Malumunuz 4 gün önce Lozan Antlaşmasının 96. yıldönümüydü...
Kemalist çevreler ısrarla Lozan’ı gündemde tutmaya gayret ediyorlar. Yıldönümü münasebetiyle Lozan’a methiyeler düzüp, İnönü’nün sözde kahramanlığını tescillemeye çalışıyorlar.
Bunu gayet doğal görüyoruz. Çünkü Kemalist zihniyetin temelinde Lozan anlayışı vardır. Lozan anlayışı ise; “Hilafetin son halkası olan Osmanlı torunlarının yönlerini Mekke’den Batı’ya döndürmektir.”
Ne diyorlar? “Lozan siyasi zaferdir”, “Lozan Ülkenin tapusudur”...falan filan.
Lozan’a Kemalist tayfa’nın penceresinden baktığımızda tabiki zaferdir. Çünkü hemen sonrasında; Camileri ahırlara çevirdiler, alfabemizi değiştirdiler, islami kıyafetleri ve ezanı yasakladılar... Hasılı, takvime varana kadar dinimiz ve kültürümüz ile ilgili her şeyi ya değiştirdiler ya da yasakladılar.
Kemalist tayfa’yı anladık, peki sözde muhafazakar çevrelere ne oluyor?
Hangi akıl ile Lozan’ı savunuyorsunuz? İnancımız ve medeniyetimizin üzerinden bir silindir gibi geçen, bütün manevi değerlerimizi alaşağı etmek için her türlü yola başvuran bir zihniyete ve bu zihniyetin mimarlarına nasıl müspet bakarsınız?
Beyler! Unutmayın Lozan, 600 yıllık bir çınar olan Osmanlı mirasının yağmasıdır.
Lozan, “Ümmet anlayışı”nı yıkıp, yerine “Ulus anlayışı”nı yerleştiren sinsi fikir babaların merkezidir.
Lozan’da Emperyalist devletler, bir taş ile bir kaç kuş vurdular. Hem yönümüzü batı’ya verdiler, hem “Ulus devlet” hastalığını aramızda yaydılar hem de mazlum Kürt halkını dört devlet arasında bölüp ileride üzerlerinde hesap yaptılar.
Dolayısıyla Lozan, müslümanlar için bir ihanet ve Ülke için ise bir hezimettir.
Lozan’da neler mi oldu? Kısaca özetlemeye çalışalım.
Lozan ile Musul’dan, Kerkük’ten, Şam’dan ve daha nice beldelerden çıkarıldık.
Lozan ile Ege adalarını İtalyanlara; Kıbrıs, Mısır ve Sudan’ı ise İngilizlere bıraktık.

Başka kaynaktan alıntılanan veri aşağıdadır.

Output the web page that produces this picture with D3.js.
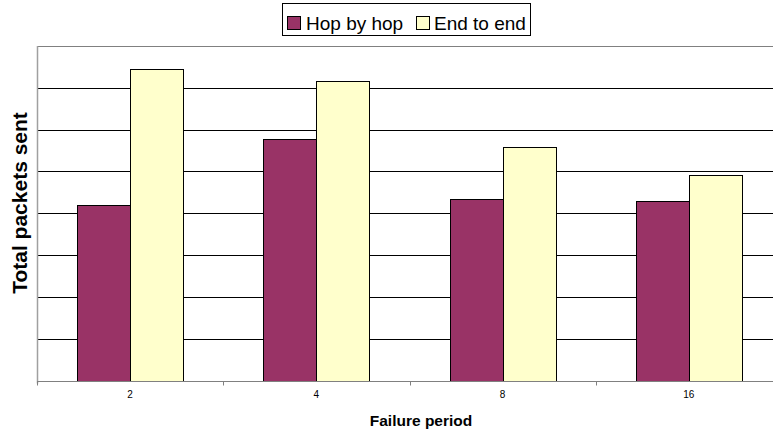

Lozan ile tarihimizden, kültürümüzden, medeniyetimizden ve inancımızdan koparıldık.
Lozan ile Bin 300 yıllık inanç değerlerimiz bir kenara bırakıldı ve laiklik safsatası ile debelenip durduk.
Evet, Lozan ile onlarca etnik yapının 600 yıl beraber yaşadığı Osmanlı’dan, Ulus Devlet anlayışına sahip, batı(l) hayranı bir zihniyet neşet etti.
Kısacası Lozan ile hem tedrici olarak toplumumuzun zihin dünyası değiştirildi hem de Müslüman halkımızın savaş meydanlarında kazandığını masada bırakıldı.
Zaten Lozan sonrası Türkiye’deki devlet uygulamalarına baktığımızda herşey daha iyi anlaşılıyor. Kim kime neyi nasıl peşkeş çektiğini daha iyi anlıyoruz.
Bütün bunlar gün gibi ortada iken Lozan’ı diplomatik bir zafermiş gibi yâd etmek akıl karı değildir. Dinini, tarihini ve kültürünü yok edip celladına aşık yeni bir neslin inşası için gah kandırdılar gah öldürdüler. Bir şekilde Müslüman toplumumuzu zihin dünyasını değiştirip Batılılaştırdılar.
Evet, eğer hala muhafazakar çevreden birileri “Lozan zaferdir” diyorsa ya yaşananların farkında değildir ya da celladına aşık olan bir zavallıdır.
Eğer Lozan’ı sadece İnönü’nün sözlerinden veya dayatılan resmi tarihlere göre yorumlarsak elbette gerçekleri anlayamayız.
Lozan’ı anlamak için hem gerçek tarihe hem de Türkiye adına Lozan’da imza atanların tarihi uygulamalarına bakmalıyız. Ancak o zaman Lozan’ın gerçek mahiyetini anlarız.